Our thoughts for the New Year: a little works better than a lot

The first few days of the year are always filled with a media barrage of advice. You can’t go on the interweb, open a magazine or turn on the telly, without some omniscient panjandrum telling you to do a dozen worthy things. Eat less, until you look like a prisoner in the Soviet Gulag. Run like a marathon athlete. Fill your mind with worthy moral projects and take on so many new tasks that you become a Different Person. All by January 10th. We know none of this ever works, because if it did the experts would not have to repeat themselves every year. And the reason it doesn’t work is because it’s asking too much of people.

It was the late great Dr Michael Mosley who realised this.

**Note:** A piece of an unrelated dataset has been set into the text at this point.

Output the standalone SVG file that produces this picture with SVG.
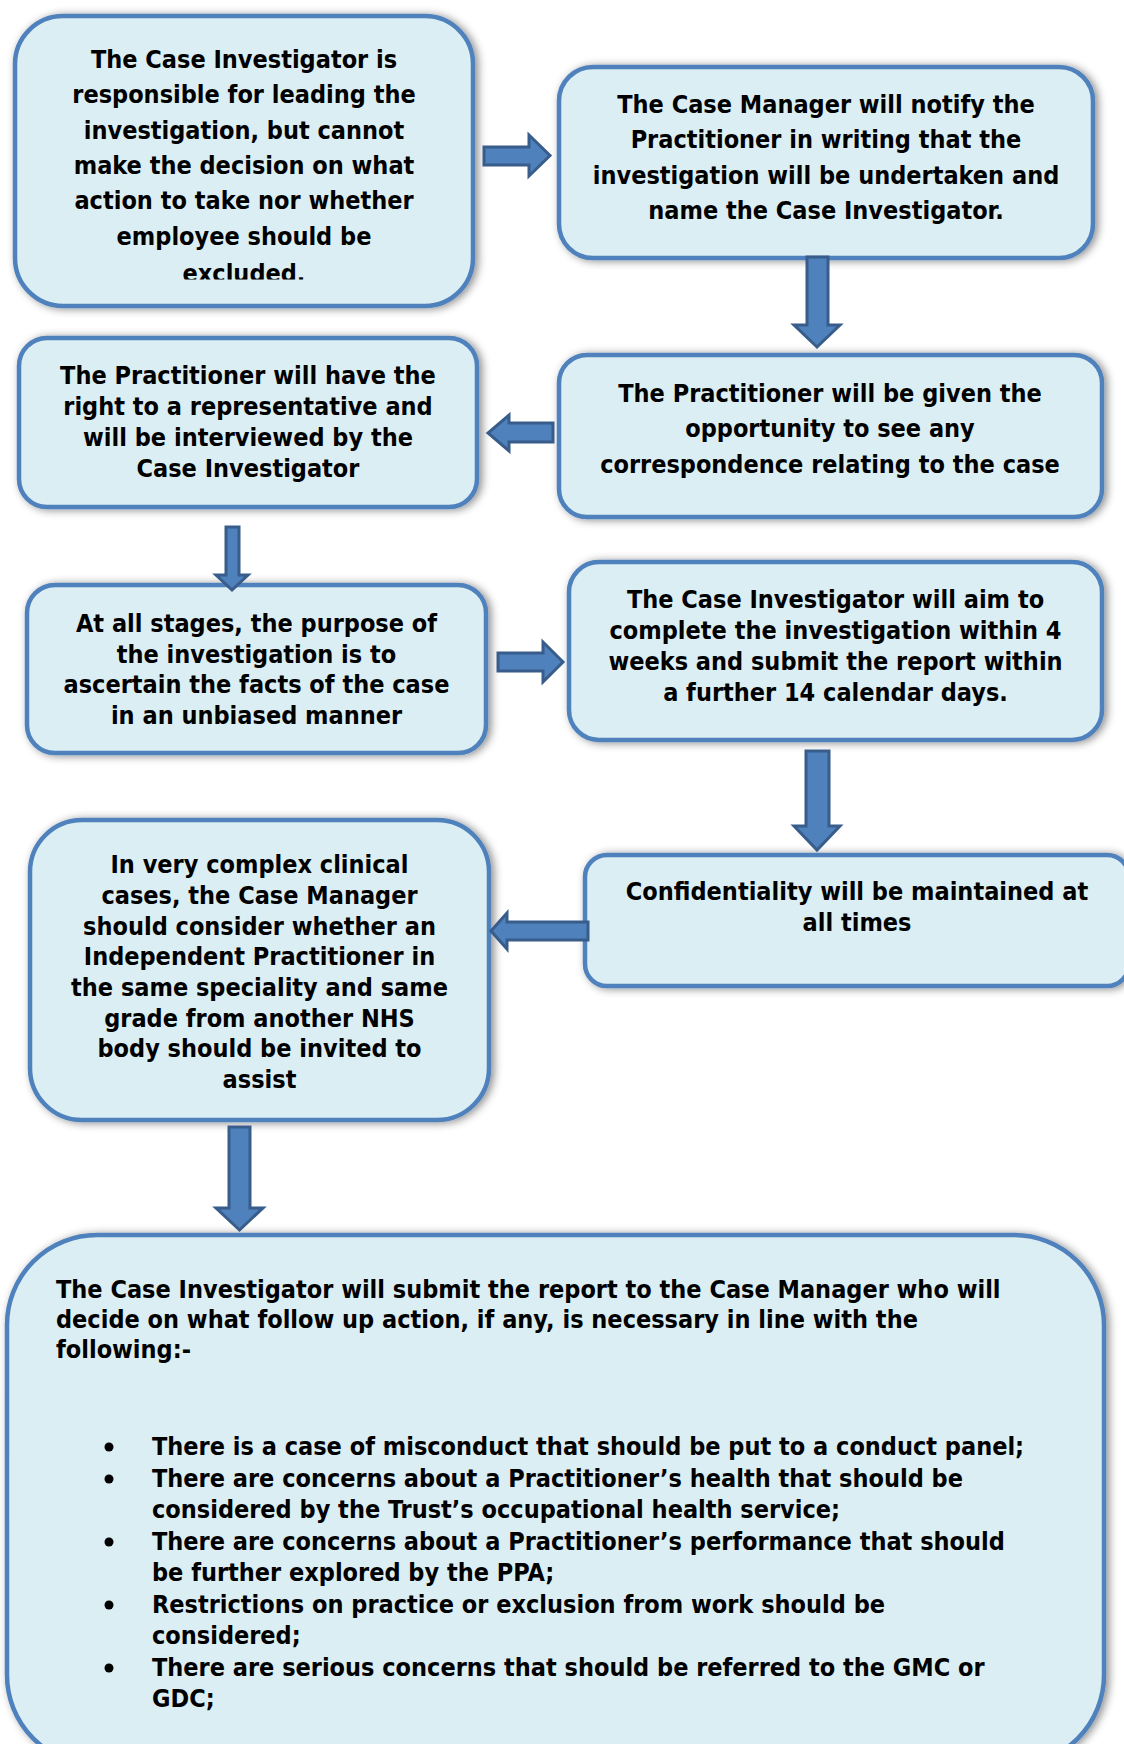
<svg xmlns="http://www.w3.org/2000/svg" width="1124" height="1744" viewBox="0 0 1124 1744">
<style>
.box{fill:#DBEEF3;stroke:#4F81BD;stroke-width:4.5}
.arr{fill:#4F81BD;stroke:#385D8A;stroke-width:3;stroke-linejoin:miter}
.t{font-family:'DejaVu Sans Condensed','DejaVu Sans',sans-serif;font-stretch:condensed;font-weight:bold;font-size:25px;fill:#000;text-anchor:middle}
.l{font-family:'DejaVu Sans Condensed','DejaVu Sans',sans-serif;font-stretch:condensed;font-weight:bold;font-size:25px;fill:#000}
</style>
<defs>
<filter id="sh" x="-10%" y="-15%" width="125%" height="135%">
<feDropShadow dx="3" dy="1" stdDeviation="4.5" flood-color="#000" flood-opacity="0.45"/>
</filter>
<clipPath id="clip1"><rect x="0" y="0" width="500" height="279.5"/></clipPath>
</defs>
<rect width="1124" height="1744" fill="#fff"/>

<g id="n1">
<rect class="box" filter="url(#sh)" x="15" y="16" width="458" height="290" rx="48"/>
<text class="t" x="244" y="68">The Case Investigator is</text>
<text class="t" x="244" y="103.3">responsible for leading the</text>
<text class="t" x="244" y="138.6">investigation, but cannot</text>
<text class="t" x="244" y="173.9">make the decision on what</text>
<text class="t" x="244" y="209.2">action to take nor whether</text>
<text class="t" x="244" y="244.5">employee should be</text>
<text class="t" x="244" y="281.5" clip-path="url(#clip1)">excluded.</text>
</g>

<g id="n2">
<rect class="box" filter="url(#sh)" x="559" y="67" width="534" height="191" rx="34"/>
<text class="t" x="826" y="112.7">The Case Manager will notify the</text>
<text class="t" x="826" y="148.2">Practitioner in writing that the</text>
<text class="t" x="826" y="183.7">investigation will be undertaken and</text>
<text class="t" x="826" y="219.2">name the Case Investigator.</text>
</g>

<g id="n3">
<rect class="box" filter="url(#sh)" x="559" y="355" width="543" height="162" rx="28"/>
<text class="t" x="830" y="401.7">The Practitioner will be given the</text>
<text class="t" x="830" y="437.2">opportunity to see any</text>
<text class="t" x="830" y="472.7">correspondence relating to the case</text>
</g>

<g id="n4">
<rect class="box" filter="url(#sh)" x="19" y="338" width="458" height="169" rx="28"/>
<text class="t" x="248" y="384.3">The Practitioner will have the</text>
<text class="t" x="248" y="415.3">right to a representative and</text>
<text class="t" x="248" y="446.3">will be interviewed by the</text>
<text class="t" x="248" y="477.3">Case Investigator</text>
</g>

<g id="n5">
<rect class="box" filter="url(#sh)" x="27" y="585" width="459" height="168" rx="28"/>
<text class="t" x="256.5" y="631.7">At all stages, the purpose of</text>
<text class="t" x="256.5" y="662.5">the investigation is to</text>
<text class="t" x="256.5" y="693.3">ascertain the facts of the case</text>
<text class="t" x="256.5" y="724">in an unbiased manner</text>
</g>

<g id="n6">
<rect class="box" filter="url(#sh)" x="569" y="562" width="533" height="178" rx="30"/>
<text class="t" x="835.5" y="608.3">The Case Investigator will aim to</text>
<text class="t" x="835.5" y="639.3">complete the investigation within 4</text>
<text class="t" x="835.5" y="670.3">weeks and submit the report within</text>
<text class="t" x="835.5" y="701">a further 14 calendar days.</text>
</g>

<g id="n7">
<rect class="box" filter="url(#sh)" x="585" y="855" width="544" height="131" rx="22"/>
<text class="t" x="857" y="900">Confidentiality will be maintained at</text>
<text class="t" x="857" y="930.7">all times</text>
</g>

<g id="n8">
<rect class="box" filter="url(#sh)" x="30" y="820" width="459" height="300" rx="52"/>
<text class="t" x="259.5" y="873.3">In very complex clinical</text>
<text class="t" x="259.5" y="904">cases, the Case Manager</text>
<text class="t" x="259.5" y="934.7">should consider whether an</text>
<text class="t" x="259.5" y="965.4">Independent Practitioner in</text>
<text class="t" x="259.5" y="996">the same speciality and same</text>
<text class="t" x="259.5" y="1026.7">grade from another NHS</text>
<text class="t" x="259.5" y="1057.4">body should be invited to</text>
<text class="t" x="259.5" y="1088">assist</text>
</g>

<g id="n9">
<rect class="box" filter="url(#sh)" x="7" y="1235" width="1097" height="530" rx="90"/>
<text class="l" x="56" y="1298.3">The Case Investigator will submit the report to the Case Manager who will</text>
<text class="l" x="56" y="1328.3">decide on what follow up action, if any, is necessary in line with the</text>
<text class="l" x="56" y="1358.3">following:-</text>
<g fill="#000">
<circle cx="109" cy="1447" r="4.5"/>
<circle cx="109" cy="1479" r="4.5"/>
<circle cx="109" cy="1542" r="4.5"/>
<circle cx="109" cy="1605" r="4.5"/>
<circle cx="109" cy="1668" r="4.5"/>
</g>
<text class="l" x="152" y="1455">There is a case of misconduct that should be put to a conduct panel;</text>
<text class="l" x="152" y="1486.7">There are concerns about a Practitioner’s health that should be</text>
<text class="l" x="152" y="1517.7">considered by the Trust’s occupational health service;</text>
<text class="l" x="152" y="1550">There are concerns about a Practitioner’s performance that should</text>
<text class="l" x="152" y="1580.7">be further explored by the PPA;</text>
<text class="l" x="152" y="1613.3">Restrictions on practice or exclusion from work should be</text>
<text class="l" x="152" y="1644">considered;</text>
<text class="l" x="152" y="1676">There are serious concerns that should be referred to the GMC or</text>
<text class="l" x="152" y="1706.7">GDC;</text>
</g>

<g id="connectors">
<polygon class="arr" points="484,147 529,147 529,135 550,155.5 529,176 529,165 484,165"/>
<polygon class="arr" points="807,257 828,257 828,325 840,325 817,347 794,325 807,325"/>
<polygon class="arr" points="553,423 509,423 509,415 488,433 509,451 509,442 553,442"/>
<polygon class="arr" points="226,527 239,527 239,575 248,575 232,590 216,575 226,575"/>
<polygon class="arr" points="498,653 543,653 543,642 563,662 543,682 543,671 498,671"/>
<polygon class="arr" points="806,751 829,751 829,826 840,826 817,850 794,826 806,826"/>
<polygon class="arr" points="588,922 507,922 507,913 491,931 507,949 507,940 588,940"/>
<polygon class="arr" points="229,1127 250,1127 250,1208 263,1208 239.5,1230 216,1208 229,1208"/>
</g>
</svg>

In his eminently readable work Just One Thing: How simple changes can transform your Life [1] He sets out a whole slew of small ideas which people can achieve rather than big things which they can’t. If you want to discover what they are read the book. But it inspired us to go around the mighty offices of the Learning Science and Society Headquarters here in beautiful Croydon and ask people about their ideas for New Years resolutions which will stick. Here are our findings:

Commuting get off one stop earlier than normal, and walk. OK if your stops are only a quarter of a mile apart But what if you live in Haywards Heath and work in Croydon? You’d have to walk from Gatwick. Our verdict: good if sensibly applied

Dry January which most people interpret as no booze from New Years day until Valentines Day. Feasible and- we have actually done it. But what if your local Toby Carvery is offering a crazy special at £6 a head? Are you really going to sit there and drink water?

Declutter a cupboard Makes space and is exercise of a sort provided you don’t gash your head on an exposed door and have to have the splinters removed in Croydon General Hospital. Plus the local charity shops will just love all those old mini discs, pencils, tatty files , keyboards, adding machines, unused 1997 diaries, abacuses and stone tools which you find. But what if you don’t have a cupboard?

Learn the name of a colleague whose monniker you have forgotten/never knew anyway Ok as far as it goes but could be creepy. Being on the Board, we are used to this all the time and with practice it’s not as tricky as it looks.

Read one page from a book each day Ok slows you down and broadens the mind But what if the book is Mein Kampf or the Croydon Trades Directory for 1989 ? Verdict: choose carefully

Give someone your full intention for 60 seconds Oh come on, these are meant to be achievable!

So here are our conclusions, to sit alongside those of the great Dr Mosley. Da quod jubes et jubes quod da, we say (give what you command and command what you give) A favourite catchphrase which we share with St Augustine of Hippo. On which note we will simply wish you all a successful 2026.

Our thanks to the staff of Croydon General Hospital and apologies for the extra work we caused them

[1]Mosley, Michael. Just One Thing: How Simple Changes Can Transform Your Life. Short Books / Hachette UK, 2022.